Japan’s Kansai Electric Power Company has restarted a nuclear reactor after almost two months being nuclear free. The move has been met with mass protests, as tens of thousands have rallied throughout the country since March to oppose nuclear energy.
The Ohi nuclear power plant in Fukui prefecture is the first nuclear site to go back online since the government shut down the last of Japan’s nuclear reactors this past May over security concerns.
The restart was preceded by a round of rigorous negotiations. While local authorities demanded additional guarantees from KEPCO management before reopening the plant, federal authorities insisted that the facility needs to be restarted as soon as possible for the sake of economic stability.
On Sunday hundreds of activists have gathered in front of the plant to protest. Police had to take measures to push demonstrators back from the gates of the plant.
Ever since Prime Minister Yoshihiko Noda’s government moved forward with the decision to restart some of the country’s nuclear reactors on June 16, there has been a chain of demonstrations against renewal of nuclear energy in Japan.
Tens of thousands of people took to the streets of Tokyo on Friday carrying banners to protest the return to nuclear power in Japan. Protesters surrounded Noda's residence in central Tokyo to make sure their message would not be ignored.
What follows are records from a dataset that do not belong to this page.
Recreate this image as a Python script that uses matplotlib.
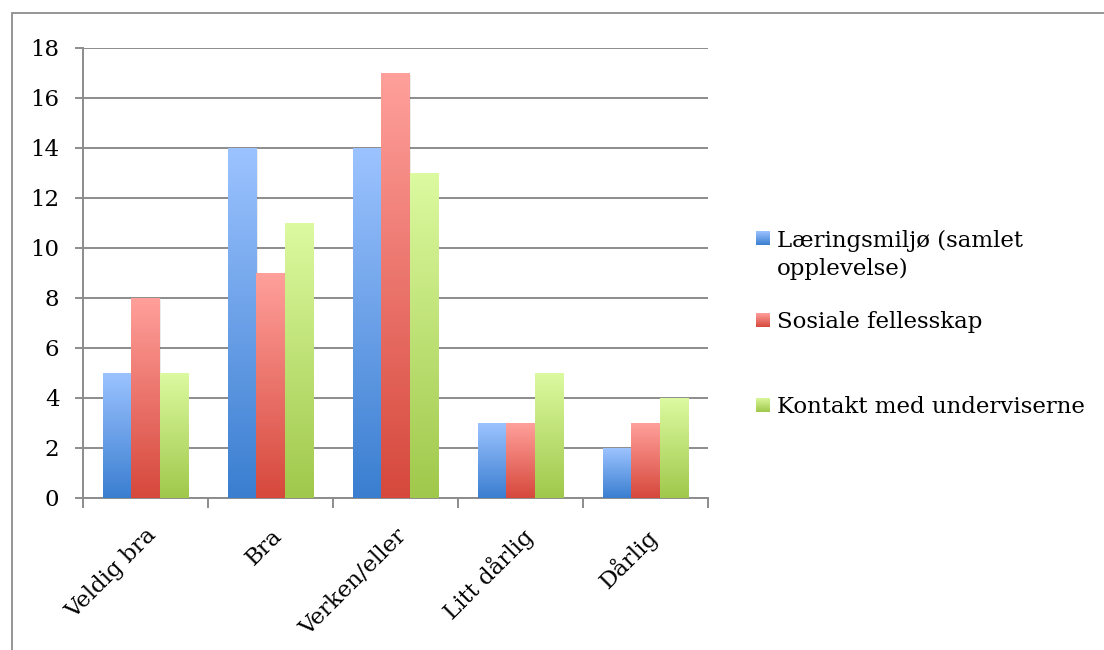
import numpy as np
import matplotlib

matplotlib.use("Agg")
import matplotlib.pyplot as plt
from matplotlib.colors import LinearSegmentedColormap
from matplotlib.patches import Rectangle

categories = ["Veldig bra", "Bra", "Verken/eller", "Litt dårlig", "Dårlig"]
series_names = ["Læringsmiljø (samlet\nopplevelse)", "Sosiale fellesskap", "Kontakt med underviserne"]
laeringsmiljo = [5, 14, 14, 3, 2]
sosiale = [8, 9, 17, 3, 3]
kontakt = [5, 11, 13, 5, 4]
y_ticks = list(range(0, 19, 2))

# (bottom colour, top colour) for every series
gradients = [
    ("#3a7ed0", "#9cc3ff"),
    ("#d6483c", "#ffa09b"),
    ("#a0c84b", "#dcfaa0"),
]

plt.rcParams["font.family"] = ["DejaVu Serif"]
FONT_SIZE = 16.5

W, H = 1104, 650
fig = plt.figure(figsize=(W / 100, H / 100), dpi=100)


def fx(px):
    return px / W


def fy(py):
    return 1 - py / H


# outer frame of the embedded chart, runs off the right and bottom edge
fig.patches.append(Rectangle((fx(12), -0.1), 1.2, fy(13) + 0.1, transform=fig.transFigure,
                             fill=False, edgecolor="#8c8c8c", linewidth=1.3))

ax = fig.add_axes([fx(83), fy(498), fx(708) - fx(83), fy(48) - fy(498)])

grid_color = "#8c8c8c"
x = np.arange(len(categories))
width = 0.226
grad = np.linspace(1, 0, 256).reshape(-1, 1)

for index, values in enumerate([laeringsmiljo, sosiale, kontakt]):
    cmap = LinearSegmentedColormap.from_list(f"g{index}", gradients[index])
    offsets = x + (index - 1) * width
    bars = ax.bar(offsets, values, width, color="none", linewidth=0, zorder=3)
    for bar, xi, v in zip(bars, offsets, values):
        # soft drop shadow
        ax.add_patch(Rectangle((xi - width / 2 + 0.012, -0.08), width, v, facecolor="#000000",
                               alpha=0.08, linewidth=0, zorder=2.5))
        img = ax.imshow(grad, cmap=cmap, extent=[xi - width / 2, xi + width / 2, 0, v],
                        aspect="auto", origin="upper", zorder=3, interpolation="bilinear")
        img.set_clip_path(bar)

ax.set_xlim(-0.5, len(categories) - 0.5)
ax.set_ylim(0, 18)
ax.set_yticks(y_ticks)
ax.set_yticklabels([str(t) for t in y_ticks], fontsize=FONT_SIZE)
ax.yaxis.grid(True, color=grid_color, linewidth=1.4, zorder=0)
ax.set_axisbelow(True)

ax.set_xticks(np.arange(len(categories) + 1) - 0.5)
ax.set_xticklabels([])
ax.set_xticks(x, minor=True)
ax.set_xticklabels(categories, minor=True, rotation=45, ha="right", rotation_mode="anchor",
                   fontsize=FONT_SIZE)
ax.tick_params(axis="x", which="minor", length=0, pad=19)
ax.tick_params(axis="x", which="major", length=7, width=1.4, color=grid_color)
ax.tick_params(axis="y", length=6, width=1.4, color=grid_color, pad=11)

for side in ["top", "right"]:
    ax.spines[side].set_visible(False)
for side in ["left", "bottom"]:
    ax.spines[side].set_color(grid_color)
    ax.spines[side].set_linewidth(1.4)

# legend drawn by hand to keep the uneven spacing of the original
legend_y = [255, 322, 407]
swatch_y = [238, 320, 405]
for index, name in enumerate(series_names):
    cmap = LinearSegmentedColormap.from_list(f"l{index}", gradients[index])
    sw = fig.add_axes([fx(756), fy(swatch_y[index] + 7), 14 / W, 14 / H])
    sw.imshow(grad, cmap=cmap, aspect="auto", origin="upper")
    sw.axis("off")
    fig.text(fx(777), fy(legend_y[index]), name, fontsize=FONT_SIZE, va="center", ha="left",
             linespacing=1.3)

fig.savefig("out.png", dpi=100)
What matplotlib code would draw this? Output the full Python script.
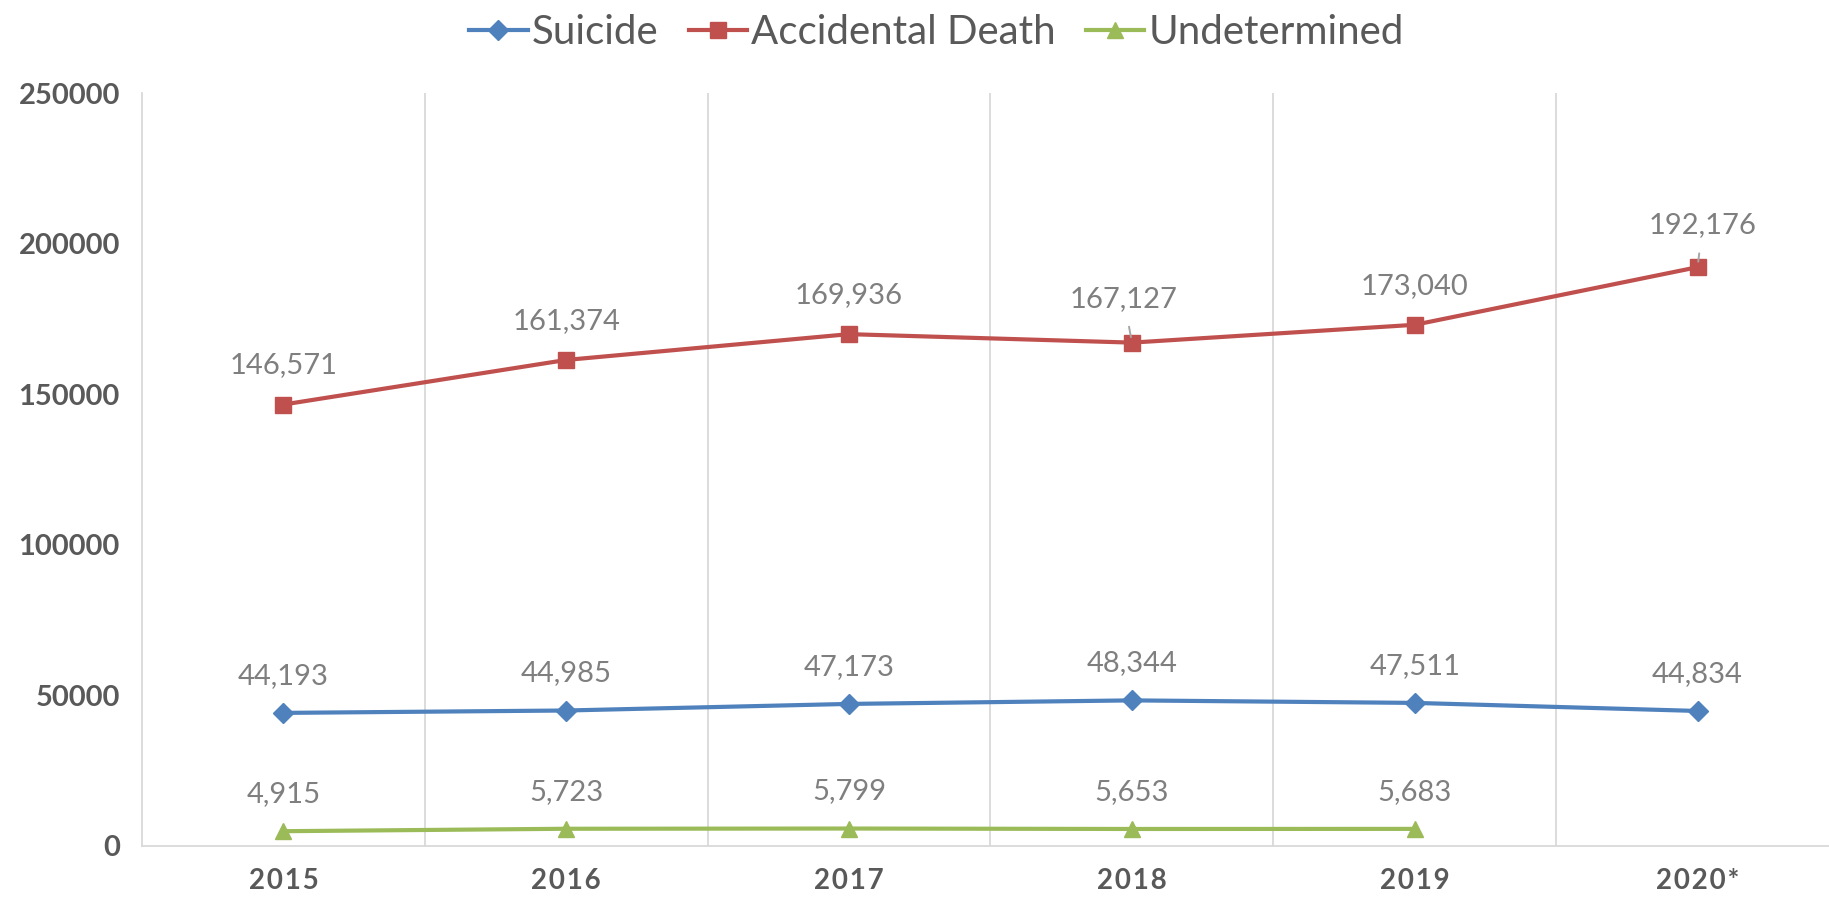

Despite massive public opposition, the government refused to reconsider its decision on practical grounds. Prior to the March 2011 Fukushima disaster, Japan drew approximately 30 per cent of its energy from nuclear power. The closure of nuclear power plants has created an energy vacuum, with supplies falling short by 14 per cent in Tokyo and up to 16 per cent in western Japan.
At 9 pm local time (12:00 am GMT) on Sunday, reactor #3 of the Ohi nuclear power plant was restarted in the presence of Seishu Makino, Japan’s senior vice industry minister.
By Monday the reactor is expected to reach the critical stage of self-sustainable chain reactions resulting from nuclear fission. Two days later the reactor will start generating electricity. Four more days are needed for it to start operating at full capacity.
But the nuclear reactor restart at Ohi is not going to be the only one. The operator of the Ohi nuclear plant is set to restart reactor #4 on July 17, whereby it will be working at full capacity the following week.
Both reactors have been monitored for 24-hours and thoroughly checked since the government took the decision to return to nuclear energy two weeks ago.
In early May 2012 Japan shut down the last of its 50 working nuclear reactors, leaving the country without electricity generated from nuclear power for the first time since 1970.
The issue of nuclear energy has been highly debatable in Japan since a powerful magnitude 9.0 earthquake and subsequent tsunami devastated the Fukushima nuclear power plant, whose fallout was reportedly four times greater than that of Chernobyl.
There have been no officially registered deaths as a direct result of radiation, but tens of thousands of residents in Fukushima province have had to leave their homes. Their native land will remain uninhabitable for many decades to come.